**Do this**
Retype every line from the start of the data down to and including the line with "const permCutoff = 0.1;". Skip the pictures.

**Data provided**

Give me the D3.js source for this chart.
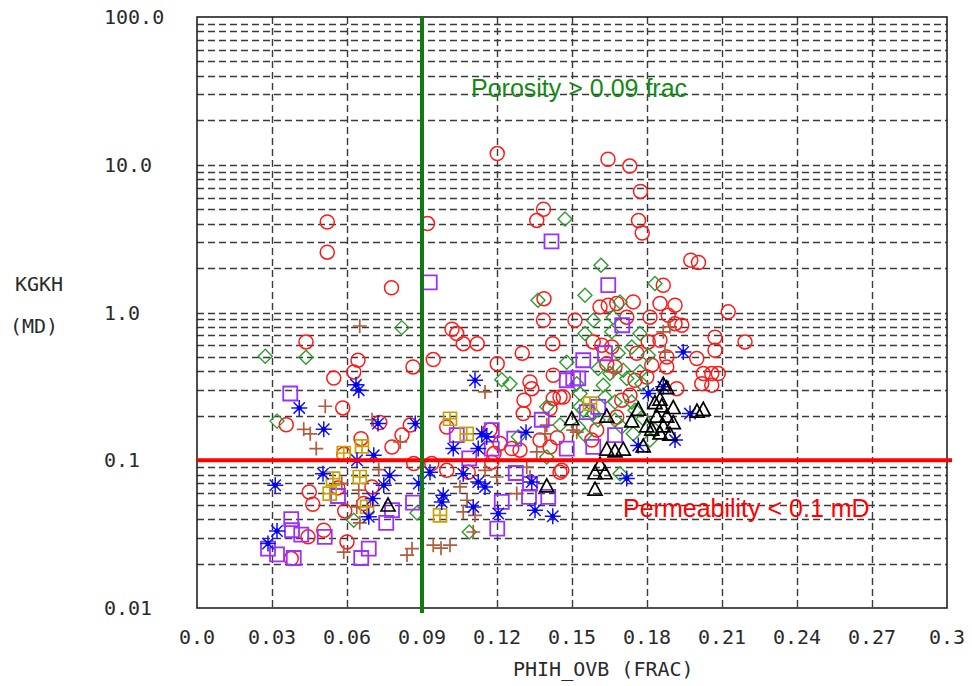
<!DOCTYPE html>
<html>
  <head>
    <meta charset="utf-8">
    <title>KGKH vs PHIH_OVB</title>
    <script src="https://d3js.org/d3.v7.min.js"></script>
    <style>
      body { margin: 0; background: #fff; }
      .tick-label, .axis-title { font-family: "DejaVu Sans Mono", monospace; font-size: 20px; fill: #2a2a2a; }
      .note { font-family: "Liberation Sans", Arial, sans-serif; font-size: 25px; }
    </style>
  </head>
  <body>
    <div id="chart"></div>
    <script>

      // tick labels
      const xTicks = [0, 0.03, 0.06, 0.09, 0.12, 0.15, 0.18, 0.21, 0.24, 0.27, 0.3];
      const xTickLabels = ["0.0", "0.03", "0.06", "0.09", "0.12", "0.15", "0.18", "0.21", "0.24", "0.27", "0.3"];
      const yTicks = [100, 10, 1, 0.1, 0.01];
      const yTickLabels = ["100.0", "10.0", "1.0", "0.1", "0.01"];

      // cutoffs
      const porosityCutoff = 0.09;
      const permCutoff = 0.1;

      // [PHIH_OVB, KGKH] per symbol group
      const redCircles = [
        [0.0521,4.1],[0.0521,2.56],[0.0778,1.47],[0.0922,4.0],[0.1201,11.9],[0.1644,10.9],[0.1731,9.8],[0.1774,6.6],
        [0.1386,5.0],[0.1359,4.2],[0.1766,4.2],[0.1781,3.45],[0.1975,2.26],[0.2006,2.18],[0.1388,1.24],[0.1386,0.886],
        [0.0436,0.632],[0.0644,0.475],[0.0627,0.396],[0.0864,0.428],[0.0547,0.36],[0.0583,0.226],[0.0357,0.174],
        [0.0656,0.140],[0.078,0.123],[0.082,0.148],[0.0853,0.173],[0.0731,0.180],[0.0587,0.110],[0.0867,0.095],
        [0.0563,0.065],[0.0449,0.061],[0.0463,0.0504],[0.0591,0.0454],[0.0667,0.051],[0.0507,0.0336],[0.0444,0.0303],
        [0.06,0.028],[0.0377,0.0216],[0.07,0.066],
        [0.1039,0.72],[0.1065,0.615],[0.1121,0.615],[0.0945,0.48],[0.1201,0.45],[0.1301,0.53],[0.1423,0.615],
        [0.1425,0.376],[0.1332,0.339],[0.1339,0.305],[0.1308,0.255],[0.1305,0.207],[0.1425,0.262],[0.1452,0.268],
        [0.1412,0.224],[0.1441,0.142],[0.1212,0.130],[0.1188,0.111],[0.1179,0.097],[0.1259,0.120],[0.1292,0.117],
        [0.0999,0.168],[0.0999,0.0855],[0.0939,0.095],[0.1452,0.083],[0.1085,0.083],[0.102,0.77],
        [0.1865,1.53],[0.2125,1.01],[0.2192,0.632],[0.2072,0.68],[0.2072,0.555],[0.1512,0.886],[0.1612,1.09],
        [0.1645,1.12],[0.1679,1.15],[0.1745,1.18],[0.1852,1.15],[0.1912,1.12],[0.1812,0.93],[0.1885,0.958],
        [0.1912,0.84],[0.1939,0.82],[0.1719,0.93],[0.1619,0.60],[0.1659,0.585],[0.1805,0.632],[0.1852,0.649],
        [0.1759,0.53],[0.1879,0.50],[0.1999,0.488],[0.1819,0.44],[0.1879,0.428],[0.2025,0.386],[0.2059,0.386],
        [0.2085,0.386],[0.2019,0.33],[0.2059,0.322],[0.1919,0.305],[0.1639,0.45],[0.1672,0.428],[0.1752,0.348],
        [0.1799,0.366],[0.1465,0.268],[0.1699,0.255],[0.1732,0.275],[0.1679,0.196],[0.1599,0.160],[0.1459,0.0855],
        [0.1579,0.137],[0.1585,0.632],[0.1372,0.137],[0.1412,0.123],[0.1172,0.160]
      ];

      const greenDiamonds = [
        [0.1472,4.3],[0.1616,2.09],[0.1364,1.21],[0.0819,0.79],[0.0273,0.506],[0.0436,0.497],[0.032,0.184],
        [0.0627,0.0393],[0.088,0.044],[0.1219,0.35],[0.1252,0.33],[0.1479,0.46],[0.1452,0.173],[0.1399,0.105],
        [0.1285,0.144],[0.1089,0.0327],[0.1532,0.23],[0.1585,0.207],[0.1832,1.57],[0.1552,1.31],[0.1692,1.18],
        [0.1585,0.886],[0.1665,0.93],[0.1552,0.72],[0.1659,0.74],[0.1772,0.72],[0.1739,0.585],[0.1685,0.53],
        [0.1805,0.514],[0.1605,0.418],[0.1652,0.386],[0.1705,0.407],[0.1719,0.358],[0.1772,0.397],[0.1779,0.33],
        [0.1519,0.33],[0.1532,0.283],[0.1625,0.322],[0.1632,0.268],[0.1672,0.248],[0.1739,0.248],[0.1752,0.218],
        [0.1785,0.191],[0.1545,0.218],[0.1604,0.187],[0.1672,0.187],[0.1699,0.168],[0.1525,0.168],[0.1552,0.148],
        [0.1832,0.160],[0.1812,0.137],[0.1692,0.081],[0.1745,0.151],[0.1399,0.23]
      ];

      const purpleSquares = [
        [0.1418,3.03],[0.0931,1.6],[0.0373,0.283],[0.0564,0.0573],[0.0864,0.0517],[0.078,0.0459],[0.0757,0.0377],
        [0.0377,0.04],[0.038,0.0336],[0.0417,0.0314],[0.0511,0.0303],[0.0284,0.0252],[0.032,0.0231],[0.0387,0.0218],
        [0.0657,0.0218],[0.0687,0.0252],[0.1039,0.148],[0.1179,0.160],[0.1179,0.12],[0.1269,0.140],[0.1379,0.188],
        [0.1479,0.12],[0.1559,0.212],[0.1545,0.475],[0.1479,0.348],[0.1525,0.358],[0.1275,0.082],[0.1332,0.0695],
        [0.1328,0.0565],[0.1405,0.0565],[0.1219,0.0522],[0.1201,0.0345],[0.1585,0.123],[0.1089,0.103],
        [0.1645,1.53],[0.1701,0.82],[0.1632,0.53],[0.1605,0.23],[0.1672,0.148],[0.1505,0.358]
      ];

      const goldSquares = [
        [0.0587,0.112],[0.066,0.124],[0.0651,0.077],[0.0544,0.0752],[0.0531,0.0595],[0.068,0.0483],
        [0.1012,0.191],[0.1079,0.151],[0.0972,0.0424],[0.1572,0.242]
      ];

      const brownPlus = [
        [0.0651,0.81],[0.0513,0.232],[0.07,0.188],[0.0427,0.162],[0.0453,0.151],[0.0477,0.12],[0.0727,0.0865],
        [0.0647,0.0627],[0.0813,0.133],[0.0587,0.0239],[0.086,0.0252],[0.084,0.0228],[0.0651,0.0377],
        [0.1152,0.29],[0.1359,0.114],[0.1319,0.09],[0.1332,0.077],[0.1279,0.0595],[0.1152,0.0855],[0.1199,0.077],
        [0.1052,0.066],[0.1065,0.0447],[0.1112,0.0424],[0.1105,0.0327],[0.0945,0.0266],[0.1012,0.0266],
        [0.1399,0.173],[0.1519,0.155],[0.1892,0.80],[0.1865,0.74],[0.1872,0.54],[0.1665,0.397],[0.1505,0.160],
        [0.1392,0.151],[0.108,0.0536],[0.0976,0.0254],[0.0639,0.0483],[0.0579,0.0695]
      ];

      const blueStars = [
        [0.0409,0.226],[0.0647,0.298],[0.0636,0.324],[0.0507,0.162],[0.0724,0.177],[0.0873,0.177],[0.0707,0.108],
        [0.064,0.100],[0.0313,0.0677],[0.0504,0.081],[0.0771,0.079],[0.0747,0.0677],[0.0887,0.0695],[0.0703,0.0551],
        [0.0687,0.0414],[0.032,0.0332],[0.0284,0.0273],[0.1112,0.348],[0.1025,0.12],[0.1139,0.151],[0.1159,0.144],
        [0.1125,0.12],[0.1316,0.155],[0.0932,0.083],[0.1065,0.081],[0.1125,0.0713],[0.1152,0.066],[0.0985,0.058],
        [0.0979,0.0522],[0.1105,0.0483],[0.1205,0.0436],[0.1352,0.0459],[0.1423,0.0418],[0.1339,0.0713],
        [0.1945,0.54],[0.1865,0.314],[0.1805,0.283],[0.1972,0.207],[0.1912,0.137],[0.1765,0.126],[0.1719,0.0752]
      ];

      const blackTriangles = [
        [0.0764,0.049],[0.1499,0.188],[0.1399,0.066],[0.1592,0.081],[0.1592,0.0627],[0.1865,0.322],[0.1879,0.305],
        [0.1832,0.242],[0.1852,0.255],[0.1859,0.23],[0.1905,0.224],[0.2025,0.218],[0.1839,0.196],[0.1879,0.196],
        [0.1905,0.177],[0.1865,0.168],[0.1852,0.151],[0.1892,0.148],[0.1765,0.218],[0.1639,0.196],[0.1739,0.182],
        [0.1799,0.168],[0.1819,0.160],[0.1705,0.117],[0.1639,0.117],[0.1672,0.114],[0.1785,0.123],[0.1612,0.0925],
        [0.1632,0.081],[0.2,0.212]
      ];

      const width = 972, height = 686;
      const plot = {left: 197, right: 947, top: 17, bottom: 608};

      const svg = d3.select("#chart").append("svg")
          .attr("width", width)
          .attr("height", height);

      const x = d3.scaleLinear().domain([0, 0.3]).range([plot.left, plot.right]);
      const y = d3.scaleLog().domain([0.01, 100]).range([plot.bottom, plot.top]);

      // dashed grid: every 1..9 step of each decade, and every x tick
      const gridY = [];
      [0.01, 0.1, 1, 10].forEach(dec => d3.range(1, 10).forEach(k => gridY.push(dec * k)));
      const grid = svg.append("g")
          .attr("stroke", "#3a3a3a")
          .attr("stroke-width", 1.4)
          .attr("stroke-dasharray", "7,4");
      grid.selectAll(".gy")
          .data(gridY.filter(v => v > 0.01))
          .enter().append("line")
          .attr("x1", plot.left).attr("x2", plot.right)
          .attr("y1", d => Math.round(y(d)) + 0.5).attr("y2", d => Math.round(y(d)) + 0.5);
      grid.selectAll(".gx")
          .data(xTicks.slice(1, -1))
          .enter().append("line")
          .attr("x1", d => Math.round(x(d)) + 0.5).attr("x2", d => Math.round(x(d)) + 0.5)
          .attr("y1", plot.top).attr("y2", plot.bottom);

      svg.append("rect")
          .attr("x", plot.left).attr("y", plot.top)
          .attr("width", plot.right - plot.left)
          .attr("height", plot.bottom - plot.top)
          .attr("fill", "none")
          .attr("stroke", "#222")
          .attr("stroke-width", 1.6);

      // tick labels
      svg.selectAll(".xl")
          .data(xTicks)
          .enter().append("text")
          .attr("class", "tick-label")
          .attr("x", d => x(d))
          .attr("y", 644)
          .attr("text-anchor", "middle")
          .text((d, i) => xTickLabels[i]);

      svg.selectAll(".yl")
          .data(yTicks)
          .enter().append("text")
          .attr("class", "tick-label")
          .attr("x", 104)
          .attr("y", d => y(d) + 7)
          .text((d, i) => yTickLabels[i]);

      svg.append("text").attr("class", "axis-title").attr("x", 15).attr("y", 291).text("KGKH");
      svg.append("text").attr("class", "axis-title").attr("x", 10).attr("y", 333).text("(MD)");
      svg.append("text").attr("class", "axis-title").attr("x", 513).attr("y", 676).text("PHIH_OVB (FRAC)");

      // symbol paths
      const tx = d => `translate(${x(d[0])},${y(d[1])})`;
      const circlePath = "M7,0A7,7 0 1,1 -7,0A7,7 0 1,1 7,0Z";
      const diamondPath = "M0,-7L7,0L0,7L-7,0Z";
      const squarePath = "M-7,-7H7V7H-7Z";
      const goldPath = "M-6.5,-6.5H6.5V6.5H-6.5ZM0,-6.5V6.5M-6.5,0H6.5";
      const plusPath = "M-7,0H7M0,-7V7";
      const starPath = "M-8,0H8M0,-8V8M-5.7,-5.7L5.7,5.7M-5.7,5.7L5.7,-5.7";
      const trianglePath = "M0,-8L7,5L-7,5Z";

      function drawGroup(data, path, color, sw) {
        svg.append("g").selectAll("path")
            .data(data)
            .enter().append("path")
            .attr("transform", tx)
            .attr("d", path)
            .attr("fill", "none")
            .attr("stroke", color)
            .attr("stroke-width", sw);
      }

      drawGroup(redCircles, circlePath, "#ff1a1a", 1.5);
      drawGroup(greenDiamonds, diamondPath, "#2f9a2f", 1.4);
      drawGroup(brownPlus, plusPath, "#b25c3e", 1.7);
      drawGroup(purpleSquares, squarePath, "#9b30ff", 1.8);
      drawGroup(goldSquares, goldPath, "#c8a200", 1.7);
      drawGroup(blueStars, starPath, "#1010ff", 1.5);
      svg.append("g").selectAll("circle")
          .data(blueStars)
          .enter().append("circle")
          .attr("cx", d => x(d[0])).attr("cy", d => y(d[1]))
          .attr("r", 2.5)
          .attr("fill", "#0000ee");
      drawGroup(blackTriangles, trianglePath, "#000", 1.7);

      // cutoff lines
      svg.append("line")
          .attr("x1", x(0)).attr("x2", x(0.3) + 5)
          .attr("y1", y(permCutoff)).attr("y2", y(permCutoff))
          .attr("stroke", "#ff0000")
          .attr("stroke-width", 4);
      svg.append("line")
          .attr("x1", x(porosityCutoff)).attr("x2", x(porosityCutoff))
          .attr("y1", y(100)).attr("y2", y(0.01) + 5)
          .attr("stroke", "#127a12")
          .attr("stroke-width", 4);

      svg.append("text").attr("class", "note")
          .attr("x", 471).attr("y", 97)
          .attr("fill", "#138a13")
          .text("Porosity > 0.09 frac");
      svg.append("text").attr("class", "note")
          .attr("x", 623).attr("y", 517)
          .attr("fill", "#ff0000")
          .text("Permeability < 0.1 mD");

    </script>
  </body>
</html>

**Solution**
Give me the D3.js source for this chart.
<!DOCTYPE html>
<html>
  <head>
    <meta charset="utf-8">
    <title>KGKH vs PHIH_OVB</title>
    <script src="https://d3js.org/d3.v7.min.js"></script>
    <style>
      body { margin: 0; background: #fff; }
      .tick-label, .axis-title { font-family: "DejaVu Sans Mono", monospace; font-size: 20px; fill: #2a2a2a; }
      .note { font-family: "Liberation Sans", Arial, sans-serif; font-size: 25px; }
    </style>
  </head>
  <body>
    <div id="chart"></div>
    <script>

      // tick labels
      const xTicks = [0, 0.03, 0.06, 0.09, 0.12, 0.15, 0.18, 0.21, 0.24, 0.27, 0.3];
      const xTickLabels = ["0.0", "0.03", "0.06", "0.09", "0.12", "0.15", "0.18", "0.21", "0.24", "0.27", "0.3"];
      const yTicks = [100, 10, 1, 0.1, 0.01];
      const yTickLabels = ["100.0", "10.0", "1.0", "0.1", "0.01"];

      // cutoffs
      const porosityCutoff = 0.09;
      const permCutoff = 0.1;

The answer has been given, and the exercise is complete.